### WHAT IS NEEDED
Search the data for the word "chart". Reproduce every line where it is found.

### DATASET RECORDS
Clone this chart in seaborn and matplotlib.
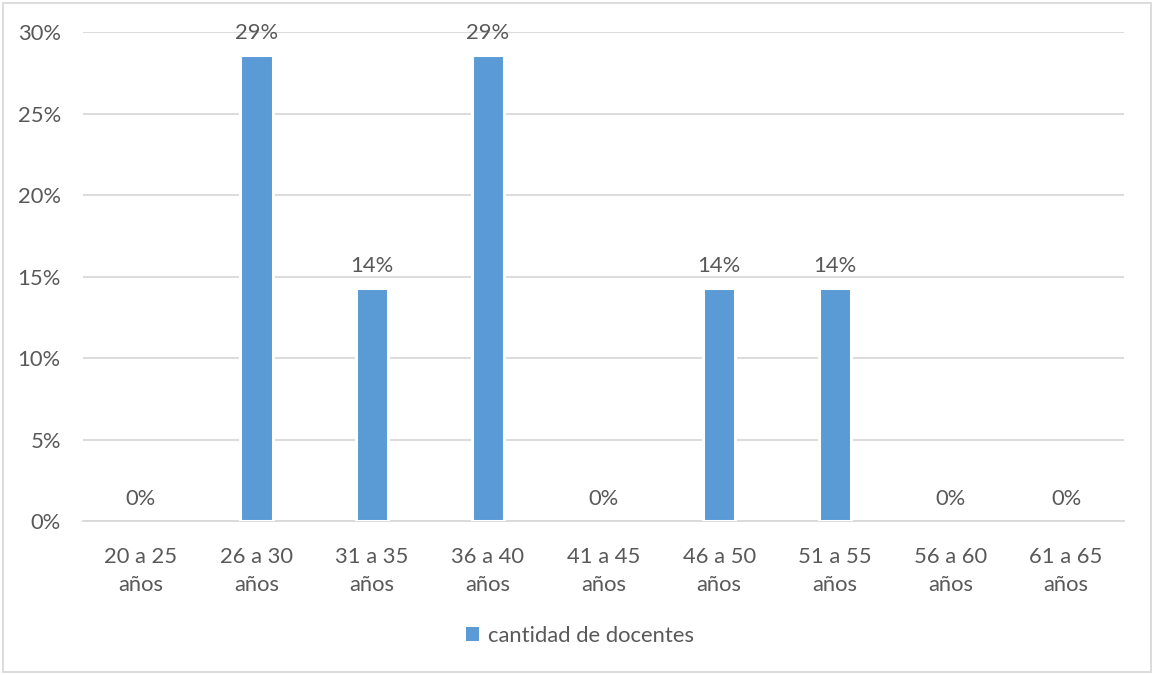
import matplotlib
matplotlib.use("Agg")
import matplotlib.pyplot as plt
from matplotlib.patches import Rectangle
import seaborn as sns
import pandas as pd

# Distribución por rango de edad
categorias = ["20 a 25\naños", "26 a 30\naños", "31 a 35\naños", "36 a 40\naños",
              "41 a 45\naños", "46 a 50\naños", "51 a 55\naños", "56 a 60\naños",
              "61 a 65\naños"]
porcentajes = [0.0, 2 / 7, 1 / 7, 2 / 7, 0.0, 1 / 7, 1 / 7, 0.0, 0.0]
serie = "cantidad de docentes"
y_ticks = [0.0, 0.05, 0.10, 0.15, 0.20, 0.25, 0.30]

BAR = "#5B9BD5"
TXT = "#595959"
GRID = "#D9D9D9"
FS = 15.8

sns.set_theme(style="white")
plt.rcParams["font.family"] = ["Lato", "DejaVu Sans"]

df = pd.DataFrame({"rango": categorias, "valor": porcentajes})

fig = plt.figure(figsize=(11.54, 6.75), dpi=100)
ax = fig.add_axes([0.0719, 0.2281, 0.9021, 0.7245])

sns.barplot(data=df, x="rango", y="valor", color=BAR, width=0.28,
            saturation=1, edgecolor="white", linewidth=2.2, label=serie,
            legend=False, ax=ax, zorder=3)
# Las barras vacías no deben cortar el eje
for p in ax.patches:
    if p.get_height() == 0:
        p.set_linewidth(0)

ax.set_ylim(0, 0.30)
ax.set_xlim(-0.5, len(categorias) - 0.5)
ax.set_yticks(y_ticks)
ax.set_yticklabels([f"{t * 100:.0f}%" for t in y_ticks])
ax.yaxis.grid(True, color=GRID, linewidth=1.3, zorder=0)
ax.set_axisbelow(True)
for s in ["top", "right", "left"]:
    ax.spines[s].set_visible(False)
ax.spines["bottom"].set_color(GRID)
ax.spines["bottom"].set_linewidth(1.3)
ax.spines["bottom"].set_zorder(1)

ax.tick_params(axis="y", length=0, pad=16, labelsize=FS, labelcolor=TXT)
ax.tick_params(axis="x", length=0, pad=18.5, labelsize=FS, labelcolor=TXT)
for lbl in ax.get_xticklabels():
    lbl.set_linespacing(1.5)
ax.set_xlabel("")
ax.set_ylabel("")
if ax.get_legend() is not None:
    ax.get_legend().remove()

# Etiquetas de datos sobre cada barra
for cont in ax.containers:
    ax.bar_label(cont, labels=[f"{v * 100:.0f}%" for v in porcentajes],
                 padding=9, fontsize=FS, color=TXT)

handles = [Rectangle((0, 0), 1, 1, facecolor=BAR, edgecolor="none")]
fig.legend(handles, [serie], loc="center", bbox_to_anchor=(0.503, 0.058),
           frameon=False, fontsize=FS, labelcolor=TXT,
           handlelength=0.55, handleheight=0.55, handletextpad=0.45)

# Borde exterior del gráfico
fig.patches.append(Rectangle((0.003, 0.005), 0.994, 0.99, transform=fig.transFigure,
                             fill=False, edgecolor=GRID, linewidth=1.3))

fig.savefig("out.png", dpi=100, facecolor="white")
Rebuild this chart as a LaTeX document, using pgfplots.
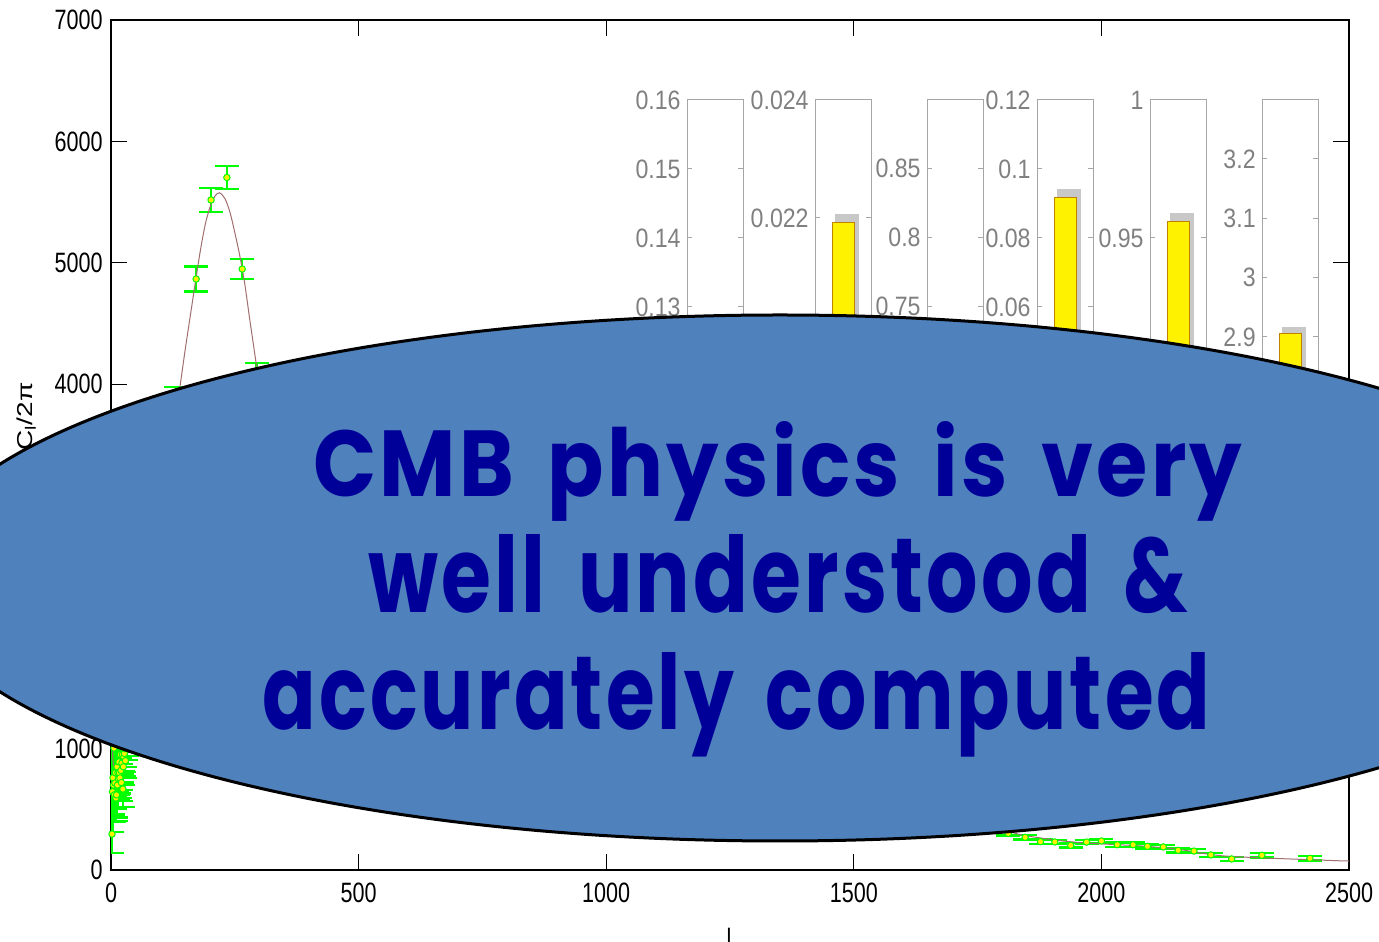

### ANSWER TO THIS PROBLEM
Clone this chart in seaborn and matplotlib.
Rebuild this chart as a LaTeX document, using pgfplots.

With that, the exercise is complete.